De Cuchito, la llaneza

De Cuchito, la llaneza

De Mario Virgilio Álvarez Dugan se han celebrado cuantas fueron sus condiciones personales a propósito de su fallecimiento. Nosotros, que lo conocimos en nuestra mocedad, deseamos exaltar el trato familiar que dispensó a cuantos se acercaron a él. Quiénes habrá que argüirán que ésta no fue virtud privativa de él, pues ha debido compartirla con miles de conciudadanos. Por eso, para resaltar esa sencillez, permítanme que me remonte a los días finales del gobierno de Rafael L. Trujillo. Fue, por aquellos años, en que llegué a la convicción de que era un ser humano distinto.

Les he contado una que otra vez que comencé a incursionar imberbe aún, en las páginas del diarismo nacional. Mis padres tenían negocios en los alrededores del periódico “La Nación”. De manera que por una causa u otra, pasaba por el frente del edificio, ubicado en áreas que hoy ocupa la tienda “La Sirena” de la avenida Mella. Me seducían las corpulentas rotativas, preñadas de papel y de aquellas formas impresas en planchas de aluminio, que se tornaban letras, fotografías y dibujos en las páginas del diario. Don Manuel Valldeperes, un español llegado al país en la hornada de exiliados republicanos, me llamó un día. ¡Y entonces comenzó un oficio que no se ha detenido hasta hoy!

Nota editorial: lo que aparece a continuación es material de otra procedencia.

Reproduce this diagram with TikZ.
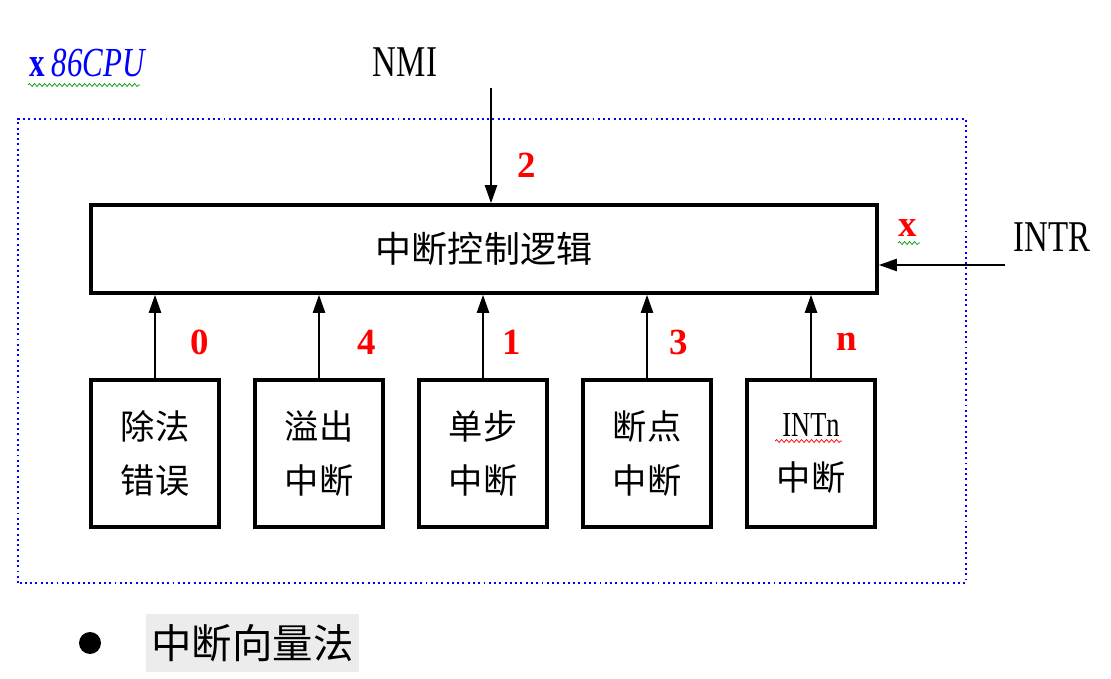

Poco después del asesinato de Ramón Marrero Aristy, el diario fue momentáneamente cerrado. El suceso, explicado como resultado de un accidente automovilístico en la todavía peligrosa carretera a Constanza, sacudió a la sociedad. No porque la víctima fuera el Secretario de Estado de Trabajo o presidente de la Editora la Nación, o director del diario. Sino porque de alguna misteriosa manera la verdad sobre su muerte circuló en el pueblo del mismo modo en que, a poco, se conocería lo del asesinato de Patria, Minerva y María Teresa Mirabal. Al reabrirse, entró Cuchito a la dirección.

Me llamó para que fuese titulista del diario. No acepté el puesto, pues comprometía tiempo que dedicaba a los estudios de bachillerato y a los remiendos de negocios familiares que los agentes de inteligencia permitían que funcionasen. Me habló como si fuésemos viejos conocidos, y yo un amigo suyo de estrecha relación. Un muchacho desconocido, como lo éramos, se sintió satisfecho. Más tarde heredé el trabajo de reportero que realizaba Gregorio García Castro, en Radio Caribe. Goyito me había recomendado luego que fuera designado Diputado al Congreso Nacional.

Luego de que la radioemisora transmitiese una noticia relacionada con la probable organización de una Misa oficiada por un seglar, fuimos detenidos. La habíamos escrito. Y por supuesto, de conformidad con mis normas de vida, mi nombre figuraba en la cartulina en que fuera pergeñada. El Servicio de Inteligencia Militar (SIM) estaba empeñado en conocer la fuente, y yo dispuesto a no ofrecerle el nombre de la persona que nos habló de ello. Muchacho como nosotros, el informante lo fue el hoy compadre doctor Julio Aníbal Suárez Dubernay.

Tras una de las agotadoras tareas de interrogatorio, se nos informó que don Virgilio Álvarez Pina deseaba conocernos. En ese instante sabíamos que estábamos salvados por el empeño de Dios, de quién nos agarramos desde el primer momento en que penetramos aquellos salones del SIM. Acudimos a su despacho, en la presidencia de la Junta Central Directiva del Partido Dominicano. Hablamos de todo, y sutilmente nos interrogó. Pero el tonto del muchacho estaba listo para ese momento, y repitió lo mismo que dijese en todas las ocasiones anteriores. Don Cucho, pese a la evasiva, nos abrazó. Y prometió que no se nos haría daño, pues esa noche hablaría con el Jefe, cuanto tratamos él y yo.

¿Conmiseración por un mozalbete que ni siquiera probó la primera cuchilla de afeitar? A seguidas nos habló de un hijo que hubiera deseado él que siguiese carrera universitaria, “como estás haciendo tú”. Optó, en cambio, por el periodismo. ¿Quién? “Debes conocerlo”, dijo. “¡Cuchito Álvarez!”.  “¡No puede ser, don Virgilio! ¿Hijo suyo?” Y entonces pensé tanto en el trato que me dispensó al momento de conocernos, como en el que ofrecía a cuantos se acercaban a él. Y comparándolo con hijos de prominentes ciudadanos cercanos a Trujillo, me dije que él era distinto.